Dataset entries
____________
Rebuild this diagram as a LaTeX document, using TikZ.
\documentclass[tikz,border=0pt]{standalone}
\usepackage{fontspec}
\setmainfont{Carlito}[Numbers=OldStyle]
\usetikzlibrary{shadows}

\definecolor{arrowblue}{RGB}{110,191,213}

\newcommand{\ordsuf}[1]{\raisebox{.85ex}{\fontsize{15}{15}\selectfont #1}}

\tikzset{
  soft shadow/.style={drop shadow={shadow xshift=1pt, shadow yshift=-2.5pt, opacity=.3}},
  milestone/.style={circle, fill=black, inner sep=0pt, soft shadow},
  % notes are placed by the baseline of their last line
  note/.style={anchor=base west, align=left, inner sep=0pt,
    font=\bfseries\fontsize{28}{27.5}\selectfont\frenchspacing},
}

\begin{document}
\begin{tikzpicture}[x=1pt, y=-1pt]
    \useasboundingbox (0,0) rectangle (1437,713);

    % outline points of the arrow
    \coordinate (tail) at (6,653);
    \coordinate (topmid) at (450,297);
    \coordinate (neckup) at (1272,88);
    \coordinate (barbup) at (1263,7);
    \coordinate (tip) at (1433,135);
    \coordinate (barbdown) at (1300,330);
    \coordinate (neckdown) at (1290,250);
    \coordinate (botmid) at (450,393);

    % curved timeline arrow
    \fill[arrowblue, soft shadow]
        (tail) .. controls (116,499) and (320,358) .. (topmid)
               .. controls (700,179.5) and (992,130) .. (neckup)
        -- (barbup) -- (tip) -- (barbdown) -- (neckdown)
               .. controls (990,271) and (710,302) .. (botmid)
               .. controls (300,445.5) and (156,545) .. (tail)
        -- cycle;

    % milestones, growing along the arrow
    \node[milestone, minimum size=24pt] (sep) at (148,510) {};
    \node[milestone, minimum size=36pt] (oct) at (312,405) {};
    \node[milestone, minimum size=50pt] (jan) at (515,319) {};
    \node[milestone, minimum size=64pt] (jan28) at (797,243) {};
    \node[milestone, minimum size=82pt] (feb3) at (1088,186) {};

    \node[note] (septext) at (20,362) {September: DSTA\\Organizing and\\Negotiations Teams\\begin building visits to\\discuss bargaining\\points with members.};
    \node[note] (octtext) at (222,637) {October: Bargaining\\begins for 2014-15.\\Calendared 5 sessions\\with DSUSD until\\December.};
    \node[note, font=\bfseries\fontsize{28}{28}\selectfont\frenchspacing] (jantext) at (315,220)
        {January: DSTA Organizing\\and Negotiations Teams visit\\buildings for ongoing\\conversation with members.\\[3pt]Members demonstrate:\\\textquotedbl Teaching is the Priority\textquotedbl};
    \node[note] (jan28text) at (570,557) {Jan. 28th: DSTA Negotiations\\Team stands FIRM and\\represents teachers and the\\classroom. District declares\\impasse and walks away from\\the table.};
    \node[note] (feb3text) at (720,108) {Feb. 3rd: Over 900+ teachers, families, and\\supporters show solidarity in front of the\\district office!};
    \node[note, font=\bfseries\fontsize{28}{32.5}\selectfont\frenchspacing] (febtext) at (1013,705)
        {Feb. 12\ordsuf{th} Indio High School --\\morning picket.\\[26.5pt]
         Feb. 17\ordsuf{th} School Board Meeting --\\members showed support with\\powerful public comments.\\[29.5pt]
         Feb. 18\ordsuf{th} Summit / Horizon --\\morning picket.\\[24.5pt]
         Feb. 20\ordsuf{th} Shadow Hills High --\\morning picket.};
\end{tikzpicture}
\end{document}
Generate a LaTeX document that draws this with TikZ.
____________
• GIVEN TASK
Every line that holds the word "LaTeX" counts once; state the total number of such lines and nothing else.

• ANSWER IN FULL
2